In Proust’ writing, it is about the opposite path of comfort food. While with comfort food, it is the individual who plays an active role and resorts to comfort food to feel well and evoke memories or pleasant feelings, in Swann’s Way the order is inverted: the memory is not sought by the character but it is the food itself that, without a voluntary act, unchains emotions that lead the protagonist to follow the thread of memory toward ancient memories.

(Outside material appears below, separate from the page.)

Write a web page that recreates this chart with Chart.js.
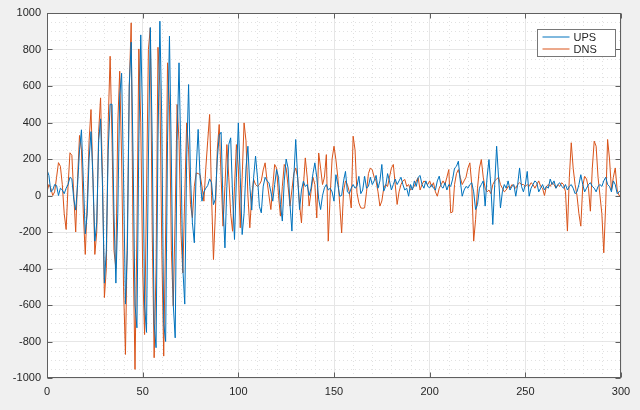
<!DOCTYPE html>
<html lang="en">
<head>
    <meta charset="UTF-8">
    <title>UPS / DNS</title>
    <script src="https://cdn.jsdelivr.net/npm/chart.js"></script>
    <style>
        body {
            margin: 0;
            background: #f0f0f0;
        }
        #wrap {
            width: 640px;
            height: 410px;
        }
    </style>
</head>
<body>
    <div id="wrap">
        <canvas id="sigChart" width="640" height="410"></canvas>
    </div>

    <script>
        // series values, one per sample 0..300
        const ups = [
            140, 110, 20, 30, 60, 55, 0, 40, 30, 10,
            40, 60, 100, 90, -20, -80, 60, 250, 360, 80,
            -210, -100, 200, 350, 100, -250, -150, 300, 420, 50,
            -480, -300, 250, 500, 500, -100, -480, -100, 550, 670,
            100, -595, -300, 600, 840, 200, -600, -725, 300, 880,
            400, -600, -750, 200, 920, 300, -700, -834, 300, 955,
            400, -700, -800, 300, 873, 200, -600, -780, 300, 727,
            200, -400, -595, 200, 608, 100, -150, -259, 150, 362,
            100, -31, 20, 40, 55, 91, 70, -50, -20, 200,
            330, 347, -50, -287, 50, 280, 316, 0, -241, 100,
            398, 100, -214, -100, 150, 270, 50, -80, 100, 216,
            100, -60, -95, 50, 100, 80, 70, 20, -31, 60,
            142, 100, -50, -140, 80, 200, 150, -50, -195, 100,
            307, 100, -77, 30, 78, 49, 60, 0, 40, 120,
            179, 100, -20, -77, 0, 42, 60, 30, 40, 20,
            -31, 114, 60, -4, 0, 80, 132, 20, 10, 40,
            60, 40, 50, 105, 10, 30, 105, 40, 50, 100,
            60, 80, 110, 40, 80, 170, 24, 50, 120, 80,
            30, 60, 90, 60, 80, 100, 60, 30, 40, -4,
            60, 30, 80, 50, 100, 110, 60, 40, 80, 50,
            42, 60, 40, 30, 80, 106, 50, 40, 70, 30,
            60, 50, 90, 150, 160, 188, 80, -4, 30, 50,
            40, 60, 70, 20, -77, -50, 40, 60, 80, -58,
            100, 197, 50, -159, 60, 270, 100, -68, 20, 60,
            40, 80, 30, 50, 60, -4, 60, 151, 50, 20,
            60, 132, -4, 40, 60, 80, 70, 20, 40, 60,
            30, 50, 40, 90, 60, 80, 40, 60, 70, 50,
            40, 60, 30, 50, 60, 40, 10, 20, 60, 114,
            60, 20, 40, 60, 70, 50, 40, 20, 50, 60,
            50, 80, 100, 60, 50, 20, 80, 60, 10, 20,
            30
        ];

        const dns = [
            20, 60, 40, 0, 20, 100, 180, 160, 60, -100,
            -186, 50, 234, 220, 0, -200, 100, 329, 250, -100,
            -323, -50, 300, 471, 100, -323, -200, 350, 535, 100,
            -559, -400, 400, 763, 300, -300, -400, 400, 681, 200,
            -500, -871, -200, 600, 946, -300, -953, -200, 803, 400,
            -400, -762, 0, 800, 919, -200, -889, -400, 812, 600,
            -300, -880, -200, 727, 500, -300, -606, -100, 499, 300,
            -200, -424, 0, 398, 250, -50, -122, 50, 124, 120,
            115, 50, -31, 150, 300, 444, 0, -351, -100, 250,
            389, 100, -168, 50, 279, 100, -100, -196, 50, 279,
            150, -177, 100, 398, 300, 0, -177, 0, 88, 60,
            50, 60, 80, 140, 179, 80, 0, -77, 50, 170,
            150, 0, -113, 50, 170, 150, 50, -58, 30, 120,
            151, 100, -50, -150, 50, 206, 100, -58, 20, 100,
            60, -123, 233, 150, 60, 100, 224, -250, 0, 200,
            270, 196, 100, -50, -205, 24, 80, 60, 20, -68,
            325, 250, 15, -40, -68, -70, -68, 20, 120, 151,
            140, 100, 80, 20, -58, -30, 40, 60, 50, 100,
            150, 170, 60, -49, 20, 60, 80, 88, 50, 60,
            30, 40, 50, 80, 97, 30, 60, 80, 70, 60,
            80, 50, 70, 20, -4, 40, 60, 80, 60, 100,
            142, -95, -90, 60, 120, 142, 100, 60, 80, 100,
            150, 179, 60, -250, -132, 40, 150, 197, 100, 40,
            20, 30, 10, 60, 80, 90, 100, 60, 40, 20,
            30, 50, 40, 60, 50, 40, 60, 70, 60, 60,
            50, 60, 50, 70, 60, 40, 60, 80, 50, 40,
            0, 50, 60, 50, 70, 60, 40, 60, 50, 70,
            60, 20, -195, 100, 289, 150, 60, 0, -100, -168,
            50, 105, 90, 40, -86, 150, 298, 270, 100, 0,
            -100, -314, -50, 307, 200, 32, 100, 151, 30, 0,
            0
        ];

        const seriesNames = ['UPS', 'DNS'];
        const seriesColors = ['#0072bd', '#d95319'];

        // axis ranges / tick steps
        const xRange = [0, 300];
        const yRange = [-1000, 1000];
        const xMajor = 50, xMinor = 10;
        const yMajor = 200, yMinor = 50;

        const axisColor = '#5f5f5f';

        // white axes background, dotted minor grid, box + inward ticks, legend
        const matlabAxes = {
            id: 'matlabAxes',
            beforeDraw(chart) {
                const a = chart.chartArea;
                const ctx = chart.ctx;
                ctx.save();
                ctx.fillStyle = '#ffffff';
                ctx.fillRect(a.left, a.top, a.right - a.left, a.bottom - a.top);
                ctx.restore();
            },
            beforeDatasetsDraw(chart) {
                const a = chart.chartArea;
                const ctx = chart.ctx;
                const sx = chart.scales.x, sy = chart.scales.y;
                ctx.save();
                ctx.strokeStyle = '#e1e1e1';
                ctx.lineWidth = 1;
                ctx.setLineDash([1, 3]);
                for (let v = xRange[0]; v <= xRange[1]; v += xMinor) {
                    if (v % xMajor === 0) continue;
                    const px = Math.round(sx.getPixelForValue(v)) + 0.5;
                    ctx.beginPath();
                    ctx.moveTo(px, a.top);
                    ctx.lineTo(px, a.bottom);
                    ctx.stroke();
                }
                for (let v = yRange[0]; v <= yRange[1]; v += yMinor) {
                    if (v % yMajor === 0) continue;
                    const py = Math.round(sy.getPixelForValue(v)) + 0.5;
                    ctx.beginPath();
                    ctx.moveTo(a.left, py);
                    ctx.lineTo(a.right, py);
                    ctx.stroke();
                }
                ctx.restore();
            },
            afterDatasetsDraw(chart) {
                const a = chart.chartArea;
                const ctx = chart.ctx;
                const sx = chart.scales.x, sy = chart.scales.y;
                ctx.save();
                ctx.strokeStyle = axisColor;
                ctx.lineWidth = 1;
                ctx.setLineDash([]);
                const L = Math.round(a.left) + 0.5, R = Math.round(a.right) - 0.5;
                const T = Math.round(a.top) + 0.5, B = Math.round(a.bottom) - 0.5;
                ctx.strokeRect(L, T, R - L, B - T);

                // inward tick marks
                const tl = 5;
                ctx.beginPath();
                for (let v = xRange[0]; v <= xRange[1]; v += xMajor) {
                    const px = Math.round(sx.getPixelForValue(v)) + 0.5;
                    ctx.moveTo(px, B); ctx.lineTo(px, B - tl);
                    ctx.moveTo(px, T); ctx.lineTo(px, T + tl);
                }
                for (let v = yRange[0]; v <= yRange[1]; v += yMajor) {
                    const py = Math.round(sy.getPixelForValue(v)) + 0.5;
                    ctx.moveTo(L, py); ctx.lineTo(L + tl, py);
                    ctx.moveTo(R, py); ctx.lineTo(R - tl, py);
                }
                ctx.stroke();

                // legend box, top right inside the axes
                const bx = 537.5, by = 29.5, bw = 78, bh = 27;
                ctx.fillStyle = '#ffffff';
                ctx.fillRect(bx, by, bw, bh);
                ctx.strokeStyle = '#777777';
                ctx.strokeRect(bx, by, bw, bh);
                ctx.font = '11px "Liberation Sans", Arial, sans-serif';
                ctx.textBaseline = 'middle';
                ctx.textAlign = 'left';
                chart.data.datasets.forEach((ds, i) => {
                    const y = by + 7.5 + i * 12;
                    ctx.strokeStyle = ds.borderColor;
                    ctx.lineWidth = 1;
                    ctx.beginPath();
                    ctx.moveTo(bx + 5, y);
                    ctx.lineTo(bx + 32, y);
                    ctx.stroke();
                    ctx.fillStyle = '#262626';
                    ctx.fillText(ds.label, bx + 36, y + 0.5);
                });
                ctx.restore();
            }
        };

        const tickFont = { family: '"Liberation Sans", Arial, sans-serif', size: 11 };

        new Chart(document.getElementById('sigChart').getContext('2d'), {
            type: 'line',
            data: {
                datasets: [ups, dns].map((vals, i) => ({
                    label: seriesNames[i],
                    data: vals.map((v, k) => ({ x: k, y: v })),
                    borderColor: seriesColors[i],
                    borderWidth: 1,
                    pointRadius: 0,
                    tension: 0,
                    fill: false
                }))
            },
            options: {
                responsive: false,
                animation: false,
                layout: { padding: { left: 0, top: 13, right: 19, bottom: 0 } },
                plugins: {
                    legend: { display: false },
                    tooltip: { enabled: false }
                },
                scales: {
                    x: {
                        type: 'linear',
                        min: xRange[0],
                        max: xRange[1],
                        ticks: {
                            stepSize: xMajor,
                            font: tickFont,
                            color: '#262626',
                            padding: 7,
                            maxRotation: 0,
                            callback: v => String(v)
                        },
                        grid: { color: '#e6e6e6', drawTicks: false },
                        border: { display: false },
                        afterFit(scale) { scale.height = 32; }
                    },
                    y: {
                        min: yRange[0],
                        max: yRange[1],
                        ticks: {
                            stepSize: yMajor,
                            font: tickFont,
                            color: '#262626',
                            padding: 6,
                            callback: v => String(v)
                        },
                        grid: { color: '#e6e6e6', drawTicks: false },
                        border: { display: false },
                        afterFit(scale) { scale.width = 47; }
                    }
                }
            },
            plugins: [matlabAxes]
        });
    </script>
</body>
</html>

It is thus an involuntary remembering, derived by a random event, that unchains voluntary memories. In both cases, no matter whether the subject is active or passive, food, with its evocative emotional force, goes beyond its function of physical nourishment and becomes nourishment for the soul erasing space and time limits. Very different is looking for emotional solace in the food itself. In this case, food is not the keystone of reawakening a memory of a place or a person but it is an end in itself to fill an emotional void or to bury stress or regrets.

This different emotional use of food, which recurs more among women than men, may turn out to be dangerous because it does not solve the problem and can instead add more difficulties because of weight gains or physical unbalances.

In order to avoid these issues, psychologist Glenn Livingston suggests cutting the connection between emotions and food and rather face problems through other tools. Commercial enterprises, quick to catch the concretization of a new need, jumped on the comfort food train and, at least in the United States, in many restaurant menus, there is a space reserved to traditional comfort food preparations. The presence of Mac ‘n Cheese, a typical dish of American childhood, has increased by 33% during the last five years (according to the Wisconsin Milk Marketing Board), grilled cheese has become a fixture of casual restaurants so much so that it is part of their names like Roxy’s Grilled Cheese, The Grilled Cheese Truck, and Cheeseboy. Also in the field of publishing comfort food has become a widespread topic in both psychology and gastronomy.

Emily Nunn has published The Comfort Food Diaries: My Quest for the Perfect Dish to Mend a Broken Heart, with recipes to heal a broken heart; Comfort Food by Kitty Thomas is a dark novel; Modern Comfort Food: A Barefoot Contessa Cookbook, bestseller and number one in the New York Times list, just to name a few.

To officially crown the concept of comfort food, December 5th has been chosen as the comfort food day, casually the same day as Walt Disney’s birthday and the day in which prohibition was abolished, not bad as an evocation of childhood and freedom.